**WORK TO COMPLETE:**
Keep to the lines from the line containing "Convert this chart to matplotlib code." through the line containing "1, 0, 0, 0, 0]": copy them exactly and leave every picture out.

=== DATA RECORDS ===

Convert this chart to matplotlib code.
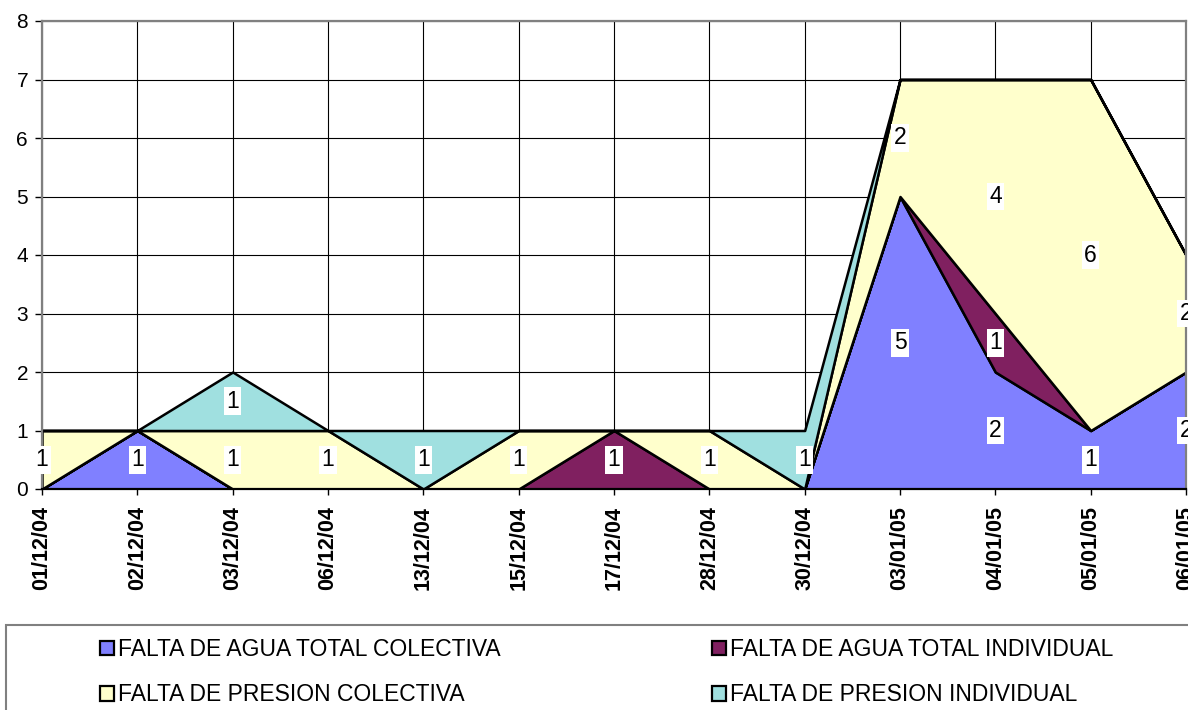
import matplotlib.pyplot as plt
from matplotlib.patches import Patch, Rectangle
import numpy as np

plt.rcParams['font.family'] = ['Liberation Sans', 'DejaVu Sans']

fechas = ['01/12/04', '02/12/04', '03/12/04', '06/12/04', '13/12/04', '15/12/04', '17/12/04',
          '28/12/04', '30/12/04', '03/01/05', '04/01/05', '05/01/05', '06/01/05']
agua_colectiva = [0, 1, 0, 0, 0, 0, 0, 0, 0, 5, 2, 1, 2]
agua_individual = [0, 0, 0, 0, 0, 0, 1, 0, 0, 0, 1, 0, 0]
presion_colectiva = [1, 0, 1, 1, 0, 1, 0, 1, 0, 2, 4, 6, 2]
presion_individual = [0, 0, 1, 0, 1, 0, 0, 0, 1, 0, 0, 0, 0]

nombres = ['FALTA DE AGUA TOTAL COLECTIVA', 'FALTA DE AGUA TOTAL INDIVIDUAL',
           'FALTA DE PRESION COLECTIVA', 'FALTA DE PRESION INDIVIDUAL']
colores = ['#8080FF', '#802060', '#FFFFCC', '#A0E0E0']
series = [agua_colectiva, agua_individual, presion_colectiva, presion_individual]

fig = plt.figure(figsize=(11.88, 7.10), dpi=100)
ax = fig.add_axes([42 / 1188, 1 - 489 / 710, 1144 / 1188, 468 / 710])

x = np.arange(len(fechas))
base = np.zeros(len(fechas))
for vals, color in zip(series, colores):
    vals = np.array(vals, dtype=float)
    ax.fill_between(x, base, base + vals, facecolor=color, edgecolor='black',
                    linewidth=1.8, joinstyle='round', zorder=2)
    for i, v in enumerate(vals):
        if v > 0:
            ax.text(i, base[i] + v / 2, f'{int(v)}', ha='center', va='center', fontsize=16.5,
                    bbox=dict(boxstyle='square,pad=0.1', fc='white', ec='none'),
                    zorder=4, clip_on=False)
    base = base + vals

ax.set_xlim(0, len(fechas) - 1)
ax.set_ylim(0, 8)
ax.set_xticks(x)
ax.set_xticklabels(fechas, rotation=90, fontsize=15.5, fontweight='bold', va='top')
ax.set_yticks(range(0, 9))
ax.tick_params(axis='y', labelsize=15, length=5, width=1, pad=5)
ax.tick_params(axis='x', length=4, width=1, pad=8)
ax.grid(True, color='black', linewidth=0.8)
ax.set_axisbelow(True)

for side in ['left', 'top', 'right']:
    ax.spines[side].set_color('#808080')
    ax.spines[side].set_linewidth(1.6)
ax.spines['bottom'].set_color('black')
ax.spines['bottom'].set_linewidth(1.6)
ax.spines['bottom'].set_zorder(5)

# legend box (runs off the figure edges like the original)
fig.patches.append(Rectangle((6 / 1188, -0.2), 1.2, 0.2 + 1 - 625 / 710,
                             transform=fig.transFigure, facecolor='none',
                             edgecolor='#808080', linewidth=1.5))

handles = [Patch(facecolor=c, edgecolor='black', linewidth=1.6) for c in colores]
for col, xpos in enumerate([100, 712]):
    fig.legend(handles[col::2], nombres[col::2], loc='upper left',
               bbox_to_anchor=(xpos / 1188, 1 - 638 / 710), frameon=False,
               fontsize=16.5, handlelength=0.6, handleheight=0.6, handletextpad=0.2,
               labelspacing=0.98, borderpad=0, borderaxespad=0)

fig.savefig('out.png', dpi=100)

===
=== DATA RECORDS ===

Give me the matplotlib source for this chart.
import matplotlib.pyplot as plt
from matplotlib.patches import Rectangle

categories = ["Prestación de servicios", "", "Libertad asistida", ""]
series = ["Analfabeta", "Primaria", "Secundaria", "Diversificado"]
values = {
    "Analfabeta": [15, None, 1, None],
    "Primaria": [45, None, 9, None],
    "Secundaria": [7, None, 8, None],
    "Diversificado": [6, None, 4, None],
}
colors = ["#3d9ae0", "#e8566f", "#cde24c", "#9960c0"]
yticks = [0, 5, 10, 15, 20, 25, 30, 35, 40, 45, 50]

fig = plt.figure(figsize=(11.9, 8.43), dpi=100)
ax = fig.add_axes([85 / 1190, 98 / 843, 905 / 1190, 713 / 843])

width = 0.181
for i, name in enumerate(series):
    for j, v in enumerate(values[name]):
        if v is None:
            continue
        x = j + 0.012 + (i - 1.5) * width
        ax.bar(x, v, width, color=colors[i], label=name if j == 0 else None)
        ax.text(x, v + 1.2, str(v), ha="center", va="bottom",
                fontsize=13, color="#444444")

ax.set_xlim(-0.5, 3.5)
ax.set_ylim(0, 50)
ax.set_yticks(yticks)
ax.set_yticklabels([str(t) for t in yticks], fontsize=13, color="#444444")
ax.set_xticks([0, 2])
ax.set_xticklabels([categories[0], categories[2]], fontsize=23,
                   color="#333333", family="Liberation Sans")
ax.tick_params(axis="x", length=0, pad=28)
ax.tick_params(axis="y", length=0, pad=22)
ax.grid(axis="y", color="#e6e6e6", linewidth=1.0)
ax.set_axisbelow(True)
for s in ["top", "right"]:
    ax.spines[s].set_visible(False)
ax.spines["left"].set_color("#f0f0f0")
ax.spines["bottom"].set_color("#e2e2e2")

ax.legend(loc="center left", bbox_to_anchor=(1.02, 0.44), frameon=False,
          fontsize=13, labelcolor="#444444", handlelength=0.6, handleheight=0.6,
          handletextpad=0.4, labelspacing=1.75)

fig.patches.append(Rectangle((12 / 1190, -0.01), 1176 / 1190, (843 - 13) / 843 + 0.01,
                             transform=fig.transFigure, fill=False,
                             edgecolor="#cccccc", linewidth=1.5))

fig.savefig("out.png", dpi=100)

===

**COMPLETE RESPONSE:**
Convert this chart to matplotlib code.
import matplotlib.pyplot as plt
from matplotlib.patches import Patch, Rectangle
import numpy as np

plt.rcParams['font.family'] = ['Liberation Sans', 'DejaVu Sans']

fechas = ['01/12/04', '02/12/04', '03/12/04', '06/12/04', '13/12/04', '15/12/04', '17/12/04',
          '28/12/04', '30/12/04', '03/01/05', '04/01/05', '05/01/05', '06/01/05']
agua_colectiva = [0, 1, 0, 0, 0, 0, 0, 0, 0, 5, 2, 1, 2]
agua_individual = [0, 0, 0, 0, 0, 0, 1, 0, 0, 0, 1, 0, 0]
presion_colectiva = [1, 0, 1, 1, 0, 1, 0, 1, 0, 2, 4, 6, 2]
presion_individual = [0, 0, 1, 0, 1, 0, 0, 0, 1, 0, 0, 0, 0]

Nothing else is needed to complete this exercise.